Мне не смешно, когда фигляр презренный / Пародией бесчестит Алигьери. — В третьем томе «Истории литературы в Италии» П.‐Л. Женгене (см. выше), есть пассаж о том, что пародии на «Божественную комедию» в итальянской поэзии — это стародавняя традиция, начало которой было положено во второй половине XV века сатирической поэмой Лоренцо Медичи «I Beoni» («Пьяницы»), написанной терцинами и цитирующей Данте в намеренно сниженных, бурлескных сценах беспробудного пьянства. Вслед за Медичи, — сообщает Женгене, — традицию продолжили итальянские сатирики XVI века Ариосто, Берни, Бентивоглио и другие (Ginguené 1811–1823: III, 500; Библиотека Пушкина 1910: 239–240, № 944). В восьмом томе «Истории» упоминается еще одна пародия на Данте, принадлежащая поэту Франческо Дони (Ginguené 1811–1823: VIII, 393). Из поэтов, названных Женгене, Пушкин хорошо знал и любил Ариосто (см.: Розанов 1937; Демин 2004a).

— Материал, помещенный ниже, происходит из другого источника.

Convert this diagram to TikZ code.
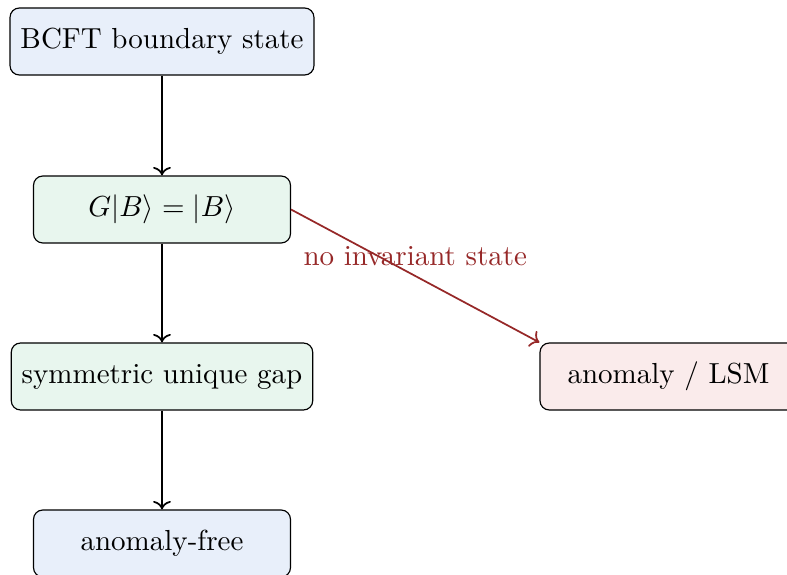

Как отметил М. Н. Розанов, Пушкину должен был быть известен пример пародии на «Божественную комедию» в XXXIV песни «Неистового Роланда», «где, в самых легких и игривых тонах, описывается путешествие рыцаря Астольфо в ад и рай» (Розанов 1928: 37). Возможно, по аналогии с этим пародийным эпизодом Пушкин ввел в поэму «Руслан и Людмила», которая изобилует отголосками «Неистового Роланда», пародию на «Двенадцать спящих дев» Жуковского. По мнению многих исследователей, пушкинские терцины «И дале мы пошли, и страх объял меня…» и «Тогда я демонов увидел черный рой…», написанные, по-видимому, в 1832 году и печатающиеся под названием «Подражания Данту», отчасти тоже имеют пародийный характер (см. Там же: 35–40).